Recession, the September 11 attacks, a difficult holiday retail season, dramatic declines in demand, especially in the travel industry - all these factors have caused an unusually high number of U.S. firms to file for bankruptcy this year. That's why there are bankruptcy laws.
The failure rate for new businesses is extraordinarily high. A country like the United States that actively encourages people to create new businesses must have protective ways to handle the failures.
And that, says Temple University Law School professor Melissa Jacoby, is what U.S. bankruptcy laws are designed to do. The idea is to prolong the life of the company in hopes of resurrecting it, and, at the same time, protect those owed money.

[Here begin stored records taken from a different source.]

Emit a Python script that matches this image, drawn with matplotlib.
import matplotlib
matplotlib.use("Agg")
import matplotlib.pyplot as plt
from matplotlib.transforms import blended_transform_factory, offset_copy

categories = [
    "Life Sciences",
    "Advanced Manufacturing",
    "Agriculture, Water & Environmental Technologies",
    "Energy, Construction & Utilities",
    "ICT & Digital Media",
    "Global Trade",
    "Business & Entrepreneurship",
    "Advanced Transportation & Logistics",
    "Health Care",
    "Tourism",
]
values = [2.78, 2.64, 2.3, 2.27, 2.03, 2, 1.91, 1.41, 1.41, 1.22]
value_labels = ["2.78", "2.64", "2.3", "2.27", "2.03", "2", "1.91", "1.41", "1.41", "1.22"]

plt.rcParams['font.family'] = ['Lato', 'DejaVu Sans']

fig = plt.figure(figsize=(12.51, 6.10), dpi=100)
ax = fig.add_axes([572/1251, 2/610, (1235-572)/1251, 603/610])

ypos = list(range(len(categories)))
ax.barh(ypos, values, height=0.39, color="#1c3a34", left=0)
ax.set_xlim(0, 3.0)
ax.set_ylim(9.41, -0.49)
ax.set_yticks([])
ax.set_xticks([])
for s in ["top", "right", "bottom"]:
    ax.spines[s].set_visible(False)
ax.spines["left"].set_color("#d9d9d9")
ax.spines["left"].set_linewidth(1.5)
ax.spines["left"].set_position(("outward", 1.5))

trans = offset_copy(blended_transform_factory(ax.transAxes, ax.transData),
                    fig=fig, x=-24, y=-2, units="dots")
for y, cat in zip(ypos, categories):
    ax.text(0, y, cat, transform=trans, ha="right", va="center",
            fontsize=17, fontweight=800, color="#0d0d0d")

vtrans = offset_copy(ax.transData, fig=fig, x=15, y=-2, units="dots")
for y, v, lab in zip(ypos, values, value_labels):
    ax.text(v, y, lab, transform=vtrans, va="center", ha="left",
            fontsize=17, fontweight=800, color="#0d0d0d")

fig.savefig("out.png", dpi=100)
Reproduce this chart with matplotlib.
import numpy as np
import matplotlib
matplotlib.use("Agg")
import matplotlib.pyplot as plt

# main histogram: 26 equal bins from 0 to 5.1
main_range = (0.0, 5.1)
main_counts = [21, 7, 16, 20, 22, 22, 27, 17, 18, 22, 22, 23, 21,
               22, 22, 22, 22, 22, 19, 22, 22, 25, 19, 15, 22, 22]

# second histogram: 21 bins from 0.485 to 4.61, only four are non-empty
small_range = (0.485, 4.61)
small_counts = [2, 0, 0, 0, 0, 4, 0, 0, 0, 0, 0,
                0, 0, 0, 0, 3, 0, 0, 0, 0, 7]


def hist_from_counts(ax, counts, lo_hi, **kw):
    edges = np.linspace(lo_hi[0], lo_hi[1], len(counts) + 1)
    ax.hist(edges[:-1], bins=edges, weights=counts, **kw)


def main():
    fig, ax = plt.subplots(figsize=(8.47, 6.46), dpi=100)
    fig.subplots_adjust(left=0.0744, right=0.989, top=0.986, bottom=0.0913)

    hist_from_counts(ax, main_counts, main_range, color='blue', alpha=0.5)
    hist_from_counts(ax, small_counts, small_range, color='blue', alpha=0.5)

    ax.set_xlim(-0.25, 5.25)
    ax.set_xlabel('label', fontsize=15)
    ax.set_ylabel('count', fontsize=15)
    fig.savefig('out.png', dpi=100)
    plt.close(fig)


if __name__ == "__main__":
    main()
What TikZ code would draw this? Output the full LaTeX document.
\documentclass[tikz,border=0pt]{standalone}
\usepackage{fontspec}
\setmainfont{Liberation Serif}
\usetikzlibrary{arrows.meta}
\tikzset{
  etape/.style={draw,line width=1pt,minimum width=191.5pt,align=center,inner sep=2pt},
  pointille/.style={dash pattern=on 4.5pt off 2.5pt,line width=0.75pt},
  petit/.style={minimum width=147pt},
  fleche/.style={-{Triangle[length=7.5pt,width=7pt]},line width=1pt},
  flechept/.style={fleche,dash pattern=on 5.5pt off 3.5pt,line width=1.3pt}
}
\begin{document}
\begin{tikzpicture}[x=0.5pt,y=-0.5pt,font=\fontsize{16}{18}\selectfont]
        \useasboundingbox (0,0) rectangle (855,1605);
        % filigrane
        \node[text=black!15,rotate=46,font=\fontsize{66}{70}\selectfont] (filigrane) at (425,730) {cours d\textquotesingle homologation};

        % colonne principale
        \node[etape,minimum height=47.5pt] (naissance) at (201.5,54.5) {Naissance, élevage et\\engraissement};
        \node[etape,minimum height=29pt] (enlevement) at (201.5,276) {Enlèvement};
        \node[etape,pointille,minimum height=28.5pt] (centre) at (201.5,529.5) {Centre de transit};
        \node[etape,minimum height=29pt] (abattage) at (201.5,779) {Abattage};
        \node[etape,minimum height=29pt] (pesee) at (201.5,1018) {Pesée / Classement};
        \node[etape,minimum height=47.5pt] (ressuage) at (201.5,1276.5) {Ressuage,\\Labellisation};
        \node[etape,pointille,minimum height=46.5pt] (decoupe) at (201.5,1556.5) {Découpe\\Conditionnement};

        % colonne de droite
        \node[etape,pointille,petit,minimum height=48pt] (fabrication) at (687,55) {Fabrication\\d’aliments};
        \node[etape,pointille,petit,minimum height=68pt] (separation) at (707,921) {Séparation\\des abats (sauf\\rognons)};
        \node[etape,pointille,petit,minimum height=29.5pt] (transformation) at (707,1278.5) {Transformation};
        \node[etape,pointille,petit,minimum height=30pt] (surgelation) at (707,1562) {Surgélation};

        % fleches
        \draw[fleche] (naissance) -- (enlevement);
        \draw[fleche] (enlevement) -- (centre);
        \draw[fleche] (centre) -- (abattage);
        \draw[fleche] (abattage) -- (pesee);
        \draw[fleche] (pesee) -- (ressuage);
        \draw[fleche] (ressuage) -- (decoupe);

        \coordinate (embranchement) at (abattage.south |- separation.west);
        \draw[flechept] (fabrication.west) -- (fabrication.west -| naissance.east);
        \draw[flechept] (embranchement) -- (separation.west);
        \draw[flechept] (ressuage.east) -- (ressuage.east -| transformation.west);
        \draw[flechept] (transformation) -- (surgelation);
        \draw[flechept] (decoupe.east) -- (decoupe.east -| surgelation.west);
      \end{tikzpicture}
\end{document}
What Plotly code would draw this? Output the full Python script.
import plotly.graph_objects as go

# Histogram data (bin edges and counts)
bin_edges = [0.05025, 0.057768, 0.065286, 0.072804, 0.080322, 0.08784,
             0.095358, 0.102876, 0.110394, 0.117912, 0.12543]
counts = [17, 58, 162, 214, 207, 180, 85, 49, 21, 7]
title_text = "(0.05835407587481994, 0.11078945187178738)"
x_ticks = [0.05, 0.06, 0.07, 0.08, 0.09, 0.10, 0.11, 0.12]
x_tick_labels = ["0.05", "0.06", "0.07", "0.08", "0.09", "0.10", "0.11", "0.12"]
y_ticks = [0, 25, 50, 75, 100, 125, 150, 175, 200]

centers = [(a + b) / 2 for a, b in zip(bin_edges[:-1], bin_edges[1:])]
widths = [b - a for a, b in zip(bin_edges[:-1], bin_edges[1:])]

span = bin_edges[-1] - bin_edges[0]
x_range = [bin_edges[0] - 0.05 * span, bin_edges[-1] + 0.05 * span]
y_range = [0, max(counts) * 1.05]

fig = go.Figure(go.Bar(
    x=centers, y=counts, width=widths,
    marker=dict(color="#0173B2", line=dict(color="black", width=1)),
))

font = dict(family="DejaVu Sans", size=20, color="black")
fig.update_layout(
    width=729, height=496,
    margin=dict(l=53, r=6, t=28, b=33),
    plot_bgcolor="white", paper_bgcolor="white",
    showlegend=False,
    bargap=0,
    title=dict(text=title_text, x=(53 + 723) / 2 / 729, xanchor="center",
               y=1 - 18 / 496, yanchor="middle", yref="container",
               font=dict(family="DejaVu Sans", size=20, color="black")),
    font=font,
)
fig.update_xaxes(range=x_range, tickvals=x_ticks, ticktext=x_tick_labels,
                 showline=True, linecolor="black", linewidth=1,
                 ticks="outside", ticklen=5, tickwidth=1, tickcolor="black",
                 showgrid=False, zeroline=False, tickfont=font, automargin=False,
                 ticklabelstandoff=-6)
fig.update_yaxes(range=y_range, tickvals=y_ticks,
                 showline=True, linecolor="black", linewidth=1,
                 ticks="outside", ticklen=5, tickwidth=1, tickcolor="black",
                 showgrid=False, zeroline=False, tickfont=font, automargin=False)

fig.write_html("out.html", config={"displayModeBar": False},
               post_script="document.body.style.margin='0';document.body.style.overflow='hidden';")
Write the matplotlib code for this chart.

The first thing that happens when a company declares bankruptcy, she says, is a shield goes up preventing creditors from collecting. "This provides both breathing room for the debtor as well as protecting each individual creditor, which otherwise would be engaged in some sort of race to the courthouse. Whoever could get there faster to collect their debts would get all. In bankruptcy law, all the creditors are protected under this injunction," she says.
Another important feature of bankruptcy law, Melissa Jacoby says, is that the debtor the owner of the bankrupt business stays in control.
"So the debtor continues to try to operate the business while negotiating with all the different parties in trying to come up with a reorganization plan. Many of these businesses do have a chance to reorganize and survive and we are all better off the parties involved and society at large if the business does get a chance to go on," she explains.
Arthur Abramowitz, an attorney at Philadelphia's Cozen O'Connor law firm, says declaring bankruptcy gives a business breathing room. It gives a firm time to restructure debt and rework the balance sheet. He says retailers, especially, tend to benefit from the bankruptcy system.
"Suppose you have 1,000 stores and maybe only 400 of them are making any money, but 600 are bringing the company down. The bankruptcy code allows you to close those 600 while keeping open the 400. While you will have to make an arrangement for creditors to pay something toward the balance, it allows you some flexibility that you wouldn't normally have," he says.
And now the bad news: Only about 10 percent of the firms that file for bankruptcy in the United States recover and become profitable again.
But, Mr. Abramowitz says, declaring bankruptcy gives even those firms that ultimately fail an opportunity to maximize their assets, deal with their creditors and forewarn their employees.